Ian was a Black Country boy turned West Country man. He was introduced to Dartmoor in 1952 by his then University tutor. In 1971 he became the County Conservation Officer for Devon where he had responsibility for the warden and information services of the Dartmoor National Park Committee. In 1973 he was appointed as the first National Park Officer for Dartmoor – a post that he held for 17 years.
Ian had a desire to ensure that Dartmoor remained a grazed landscape and that the families who have sustained it through the generations remain a part of it for generations to come. He helped steer the Dartmoor Commons Act 1985 through Parliament – a pioneering piece of legislation that provided a precedent for upland commons management. During his ‘so-called retirement’ Ian was invited by the Commoners to Chair the Commoners’ Council. An accolade that meant a lot to him: “Was ever such an honour offered to someone who felt he already owed the landscape, which the Council oversees, so much?

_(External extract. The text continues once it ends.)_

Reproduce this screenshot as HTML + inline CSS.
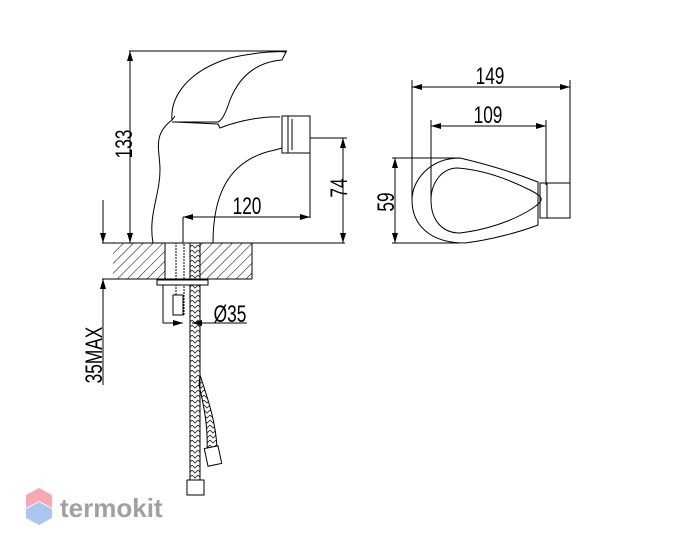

He championed the use of management agreements to secure both the Dartmoor landscape and assist the faming families he thought so important. More recently he was involved in Dartmoor Farming Futures – an award winning initiative to provide farmers on Dartmoor with greater involvement in the design, delivery and monitoring of agri-environment agreements.
At the last UK National Parks conference in 2015, held in his beloved Dartmoor, Ian was presented with the ‘Order of the National Parks’ – a heart-felt thank you from the National Park family for his life-time of achievements and inspiration.
I count myself lucky in that I had the privilege to work with Ian. First in Wales, when he was Chief Executive of the Countryside Council for Wales, and then when I was appointed as the third National Park Officer for Dartmoor. Ian was a larger than life character with an ability to command a room, a thinker and a visionary. He was a delight to work with, had an encyclopaedic knowledge of Dartmoor and an instinct for what would and would not work. Despite his many achievements he was humble and always genuine. He leaves a lasting legacy: his contribution to a living landscape and a National Park for future generations to enjoy.